Suppose Knuth arrow notation (and hence the hyperoperation sequence) is extended to transfinite ordinal indices as follows:
Let μ be a large countable ordinal such that a fundamental sequence is assigned to every limit ordinal less than μ, and take these to be the same as in the definition of the fast-growing hierarchy of functions ($f_\alpha$). Now define
$$
m\uparrow^\alpha n \ \ = \ \
\begin{cases}
m n & \text{if }\alpha=0, \\
(m\uparrow^{\alpha-1})^n 1 & \text{if }\alpha \text{ is a successor ordinal}, \\
m\uparrow^{\alpha[n]}n & \text{if }\alpha \text{ is a limit ordinal},
\end{cases}
$$
for all integers $m, n \ge 0$ and ordinal $\alpha < \mu$, where $(\alpha[n])_{n=0,1,2,\dots}$ is the fundamental sequence for $\alpha$.
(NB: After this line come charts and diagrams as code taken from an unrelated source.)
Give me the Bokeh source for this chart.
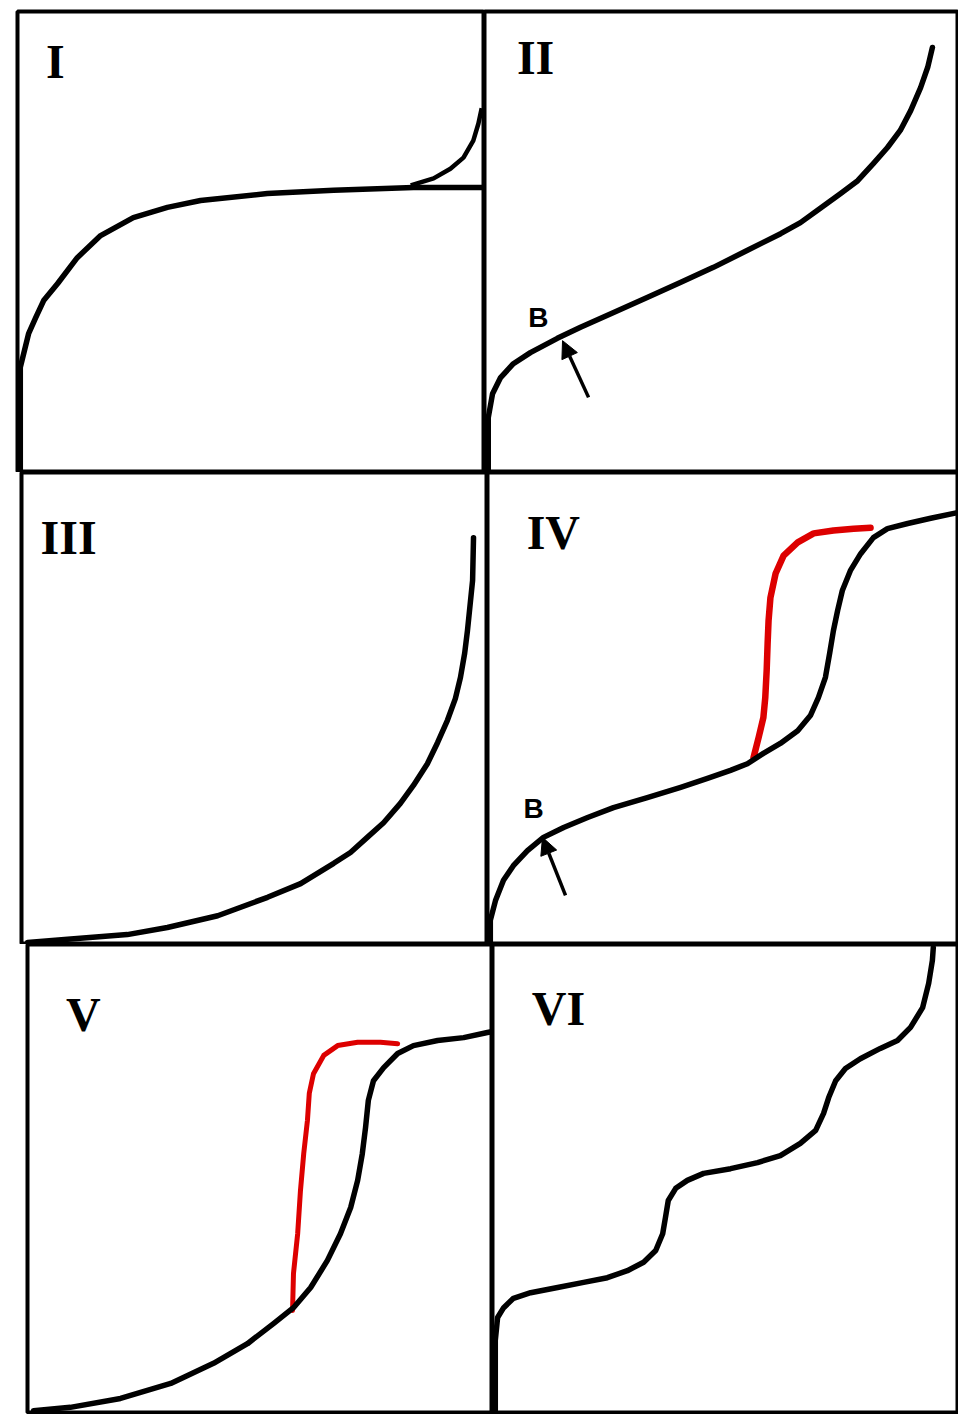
from bokeh.plotting import figure
from bokeh.layouts import row, column
from bokeh.models import Range1d, Label, Arrow, NormalHead
from bokeh.embed import file_html
from bokeh.resources import INLINE

# ---------------- data (relative pressure p, amount adsorbed n; both 0..1) ----------------
# Type I
t1_p = [0.006, 0.006, 0.006, 0.024, 0.039, 0.056, 0.086, 0.128, 0.178, 0.248, 0.321, 0.392,
        0.535, 0.677, 0.848, 1.0]
t1_n = [0.0, 0.091, 0.228, 0.302, 0.336, 0.373, 0.410, 0.466, 0.514, 0.553, 0.575, 0.590,
        0.605, 0.612, 0.618, 0.618]
t1_hys_p = [0.842, 0.891, 0.927, 0.955, 0.976, 0.987, 0.994]
t1_hys_n = [0.623, 0.638, 0.659, 0.683, 0.720, 0.757, 0.790]

# Type II
t2_p = [0.008, 0.008, 0.017, 0.034, 0.061, 0.097, 0.154, 0.203, 0.273, 0.345, 0.414, 0.484,
        0.556, 0.626, 0.668, 0.710, 0.753, 0.789, 0.822, 0.852, 0.879, 0.901, 0.922, 0.937,
        0.947]
t2_n = [0.0, 0.119, 0.171, 0.206, 0.236, 0.260, 0.291, 0.315, 0.347, 0.380, 0.412, 0.445,
        0.482, 0.518, 0.542, 0.573, 0.605, 0.633, 0.670, 0.705, 0.742, 0.785, 0.835, 0.879,
        0.922]

# Type III
t3_p = [0.013, 0.099, 0.227, 0.313, 0.421, 0.528, 0.599, 0.670, 0.706, 0.742, 0.777, 0.813,
        0.841, 0.871, 0.893, 0.914, 0.931, 0.942, 0.951, 0.957, 0.968, 0.970]
t3_n = [0.004, 0.011, 0.021, 0.036, 0.061, 0.100, 0.129, 0.172, 0.195, 0.227, 0.258, 0.299,
        0.337, 0.383, 0.428, 0.475, 0.521, 0.566, 0.617, 0.665, 0.771, 0.862]

# Type IV (adsorption, black) and desorption (red)
t4_p = [0.006, 0.006, 0.017, 0.034, 0.055, 0.085, 0.119, 0.162, 0.213, 0.268, 0.340, 0.411,
        0.468, 0.517, 0.553, 0.587, 0.623, 0.660, 0.687, 0.704, 0.719, 0.728, 0.736, 0.745,
        0.755, 0.772, 0.794, 0.821, 0.851, 0.894, 0.943, 1.0]
t4_n = [0.002, 0.051, 0.093, 0.136, 0.167, 0.199, 0.227, 0.248, 0.269, 0.290, 0.311, 0.333,
        0.352, 0.369, 0.383, 0.405, 0.426, 0.453, 0.485, 0.523, 0.566, 0.617, 0.665, 0.708,
        0.750, 0.792, 0.828, 0.862, 0.881, 0.892, 0.903, 0.915]
t4_des_p = [0.566, 0.577, 0.587, 0.591, 0.594, 0.596, 0.598, 0.602, 0.613, 0.630, 0.660,
            0.694, 0.736, 0.779, 0.815]
t4_des_n = [0.396, 0.439, 0.481, 0.523, 0.581, 0.638, 0.686, 0.735, 0.786, 0.824, 0.852,
            0.871, 0.877, 0.881, 0.883]

# Type V (adsorption, black) and desorption (red)
t5_p = [0.013, 0.092, 0.200, 0.308, 0.400, 0.473, 0.529, 0.572, 0.609, 0.645, 0.673, 0.695,
        0.710, 0.720, 0.727, 0.733, 0.744, 0.766, 0.796, 0.830, 0.882, 0.938, 0.989, 1.0]
t5_n = [0.004, 0.011, 0.030, 0.062, 0.105, 0.147, 0.190, 0.224, 0.267, 0.325, 0.382, 0.438,
        0.496, 0.553, 0.609, 0.667, 0.709, 0.737, 0.767, 0.784, 0.795, 0.801, 0.812, 0.814]
t5_des_p = [0.570, 0.572, 0.581, 0.587, 0.594, 0.602, 0.606, 0.615, 0.637, 0.667, 0.710,
            0.759, 0.796]
t5_des_n = [0.218, 0.297, 0.382, 0.474, 0.553, 0.624, 0.682, 0.724, 0.763, 0.784, 0.791,
            0.791, 0.788]

# Type VI (stepwise)
t6_p = [0.006, 0.006, 0.011, 0.024, 0.045, 0.082, 0.140, 0.196, 0.247, 0.290, 0.325, 0.351,
        0.366, 0.372, 0.378, 0.394, 0.419, 0.454, 0.512, 0.570, 0.619, 0.662, 0.695, 0.712,
        0.723, 0.738, 0.759, 0.791, 0.834, 0.871, 0.899, 0.925, 0.938, 0.946, 0.948]
t6_n = [0.004, 0.154, 0.203, 0.224, 0.244, 0.256, 0.267, 0.278, 0.288, 0.303, 0.321, 0.346,
        0.382, 0.417, 0.453, 0.479, 0.496, 0.511, 0.521, 0.534, 0.549, 0.575, 0.603, 0.639,
        0.673, 0.709, 0.735, 0.756, 0.778, 0.795, 0.823, 0.865, 0.917, 0.966, 0.994]

panel_names = ["I", "II", "III", "IV", "V", "VI"]

BLACK = "black"
RED = "#dd0000"


def panel(width, height, left=0, right=0, top=0, bottom=0):
    p = figure(width=width, height=height, output_backend="svg", toolbar_location=None,
               x_range=Range1d(0, 1), y_range=Range1d(0, 1),
               x_axis_location=None, y_axis_location=None,
               min_border=0, min_border_left=left, min_border_right=right,
               min_border_top=top, min_border_bottom=bottom)
    p.grid.visible = False
    p.outline_line_color = BLACK
    p.outline_line_width = 4
    p.background_fill_color = "white"
    p.border_fill_color = "white"
    return p


def numeral(p, text, x, y):
    p.add_layout(Label(x=x, y=y, text=text, text_font="Liberation Serif",
                       text_font_style="bold", text_font_size="48px",
                       text_align="center", text_baseline="middle", text_color=BLACK))


def b_mark(p, x, y, ax0, ay0, ax1, ay1):
    p.add_layout(Label(x=x, y=y, text="B", text_font="Liberation Sans",
                       text_font_style="bold", text_font_size="28px",
                       text_align="center", text_baseline="middle", text_color=BLACK))
    p.add_layout(Arrow(x_start=ax0, y_start=ay0, x_end=ax1, y_end=ay1,
                       line_width=3.5, line_color=BLACK,
                       end=NormalHead(size=17, fill_color=BLACK, line_color=BLACK)))


LW = 5.5

# Row 1
p1 = panel(484, 472, left=17, top=11)
p1.line(t1_p, t1_n, line_width=LW, line_color=BLACK, line_join="round", line_cap="round")
p1.line(t1_hys_p, t1_hys_n, line_width=4.5, line_color=BLACK, line_join="round")
numeral(p1, panel_names[0], 0.081, 0.892)

p2 = panel(474, 472, right=1, top=11)
p2.line(t2_p, t2_n, line_width=LW, line_color=BLACK, line_join="round", line_cap="round")
numeral(p2, panel_names[1], 0.108, 0.900)
b_mark(p2, 0.114, 0.336, 0.220, 0.163, 0.165, 0.286)

# Row 2
p3 = panel(487, 472, left=21)
p3.line(t3_p, t3_n, line_width=LW, line_color=BLACK, line_join="round", line_cap="round")
numeral(p3, panel_names[2], 0.101, 0.862)

p4 = panel(471, 472, right=1)
p4.line(t4_des_p, t4_des_n, line_width=6.5, line_color=RED, line_join="round", line_cap="round")
p4.line(t4_p, t4_n, line_width=LW, line_color=BLACK, line_join="round", line_cap="round")
numeral(p4, panel_names[3], 0.140, 0.873)
b_mark(p4, 0.098, 0.288, 0.166, 0.104, 0.117, 0.227)

# Row 3
p5 = panel(492, 470, left=27, bottom=2)
p5.line(t5_des_p, t5_des_n, line_width=5, line_color=RED, line_join="round", line_cap="round")
p5.line(t5_p, t5_n, line_width=LW, line_color=BLACK, line_join="round", line_cap="round")
numeral(p5, panel_names[4], 0.120, 0.850)

p6 = panel(466, 470, right=1, bottom=2)
p6.line(t6_p, t6_n, line_width=LW, line_color=BLACK, line_join="round", line_cap="round")
numeral(p6, panel_names[5], 0.142, 0.863)

layout = column(row(p1, p2), row(p3, p4), row(p5, p6))

open("out.html", "w").write(file_html(layout, INLINE))
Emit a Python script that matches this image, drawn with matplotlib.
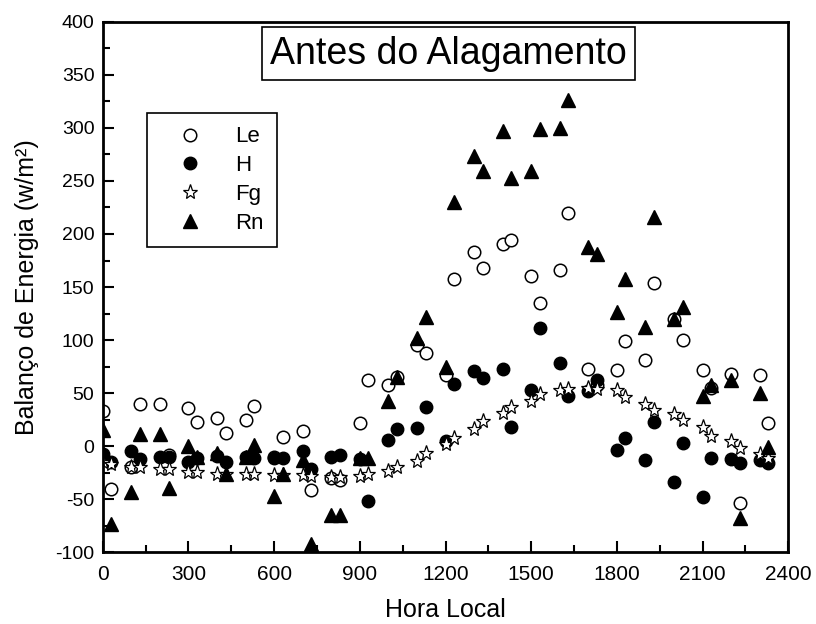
import numpy as np
import matplotlib
matplotlib.use('Agg')
import matplotlib.pyplot as plt
from matplotlib.ticker import MultipleLocator

plt.rcParams['font.family'] = ['Liberation Sans', 'DejaVu Sans']
plt.rcParams['axes.unicode_minus'] = False

# hora local (HHMM)
hora = [0, 30, 100, 130, 200, 230, 300, 330, 400, 430, 500, 530,
        600, 630, 700, 730, 800, 830, 900, 930, 1000, 1030, 1100, 1130,
        1200, 1230, 1300, 1330, 1400, 1430, 1500, 1530, 1600, 1630, 1700, 1730,
        1800, 1830, 1900, 1930, 2000, 2030, 2100, 2130, 2200, 2230, 2300, 2330]

le = [33, -40, -20, 40, 40, -8, 36, 23, 27, 12, 25, 38,
      -10, 9, 14, -41, -30, -32, 22, 62, 58, 65, 95, 88,
      67, 158, 183, 168, 191, 194, 160, 135, 166, 220, 73, 58,
      72, 99, 81, 154, 120, 100, 72, 55, 68, -54, 67, 22]

h = [-7, -15, -5, -12, -10, -10, -15, -11, -9, -15, -10, -11,
     -11, -11, -5, -22, -10, -8, -12, -52, 6, 16, 17, 37,
     5, 59, 71, 64, 73, 18, 53, 111, 78, 47, 52, 62,
     -4, 8, -13, 23, -34, 3, -48, -11, -12, -16, -13, -16]

fg = [-15, -17, -20, -20, -22, -22, -24, -24, -26, -26, -26, -26,
      -27, -27, -27, -28, -29, -29, -28, -26, -23, -20, -14, -6,
      2, 8, 16, 24, 31, 37, 43, 49, 53, 54, 55, 54,
      53, 46, 40, 34, 30, 25, 18, 10, 5, -2, -7, -11]

rn = [15, -73, -43, 11, 11, -39, 0, -10, -6, -26, -10, 1,
      -47, -26, -13, -92, -65, -65, -11, -11, 43, 65, 102, 122,
      75, 230, 274, 259, 297, 253, 259, 299, 300, 326, 188, 181,
      126, 158, 112, 216, 120, 131, 47, 58, 62, -68, 50, -1]

fig = plt.figure(figsize=(8.16, 6.24), dpi=100)
ax = fig.add_axes([0.126, 0.115, 0.840, 0.850])

ax.plot(hora, le, linestyle='none', marker='o', markersize=9,
        markerfacecolor='white', markeredgecolor='black', markeredgewidth=1.1, label='Le')
ax.plot(hora, h, linestyle='none', marker='o', markersize=9,
        color='black', label='H')
ax.plot(hora, fg, linestyle='none', marker='*', markersize=11,
        markerfacecolor='white', markeredgecolor='black', markeredgewidth=0.9, label='Fg')
ax.plot(hora, rn, linestyle='none', marker='^', markersize=10.5,
        color='black', label='Rn')

ax.set_xlim(0, 2400)
ax.set_ylim(-100, 400)
ax.xaxis.set_major_locator(MultipleLocator(300))
ax.xaxis.set_minor_locator(MultipleLocator(150))
ax.yaxis.set_major_locator(MultipleLocator(50))
ax.yaxis.set_minor_locator(MultipleLocator(25))
ax.tick_params(which='both', direction='in', width=1.5, top=False, right=False)
ax.tick_params(which='major', length=8, labelsize=14, pad=6)
ax.tick_params(axis='x', which='major', pad=9)
ax.tick_params(which='minor', length=5)
for lbl in ax.get_xticklabels():
    lbl.set_family(['Liberation Sans Narrow', 'Liberation Sans'])
    lbl.set_fontsize(15)
for sp in ax.spines.values():
    sp.set_linewidth(2)

ax.set_xlabel('Hora Local', fontsize=18, labelpad=10)
ax.set_ylabel('Balanço de Energia (w/m²)', fontsize=18, labelpad=12)

ax.text(0.504, 0.94, 'Antes do Alagamento', transform=ax.transAxes,
        ha='center', va='center', fontsize=27,
        bbox=dict(boxstyle='square,pad=0.22', facecolor='white', edgecolor='black', linewidth=1.2))

leg = ax.legend(loc='upper left', bbox_to_anchor=(0.064, 0.828), fontsize=16,
                fancybox=False, edgecolor='black', framealpha=1, borderaxespad=0,
                handletextpad=0.7, borderpad=0.6, labelspacing=0.35, handlelength=2.7)
leg.get_frame().set_linewidth(1.2)

fig.savefig('out.png', dpi=100)
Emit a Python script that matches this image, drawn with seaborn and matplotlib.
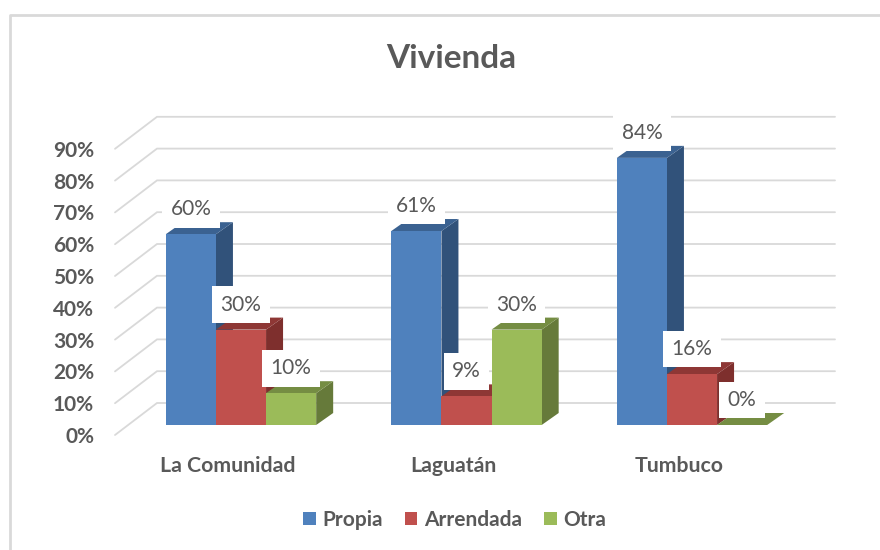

It can be shown that for all $\alpha < \omega$, there is an $n_0$ (depending on $\alpha$) such that for all $n > n_0$, $$f_\alpha(n) \ \ \lt \ \ 2\uparrow^\alpha n \ \ \le \ \ f_{\alpha+1}(n).\tag{*}$$
Question: Does (*) hold for all $\alpha < \mu$? Or, is there a "cross-over point", i.e., a least ordinal $\beta (< \mu)$ such that for all $\alpha \ge \beta, \ \ \ f_\alpha(n) > 2\uparrow^\alpha n \ $ for all sufficiently large $n$?
EDIT: Small cases $n = 0, 1, 2, 3, ...$ suggest that $\omega$ is actually the cross-over point. Proof?
Motivation: If (*) holds for all $\alpha < \mu$, it would seem that with minor adjustments virtually all of the points of interest concerning the fast-growing hierarchy ($f_\alpha)$ apply as well to the hierarchy of functions $(2\uparrow^\alpha)$.
NB: Arrow notation has been used for convenience. The discussion could be rephrased in terms of extending the hyperoperation sequence $H_\alpha(m,n)$, with a shift in the indexing to accomodate successor and addition.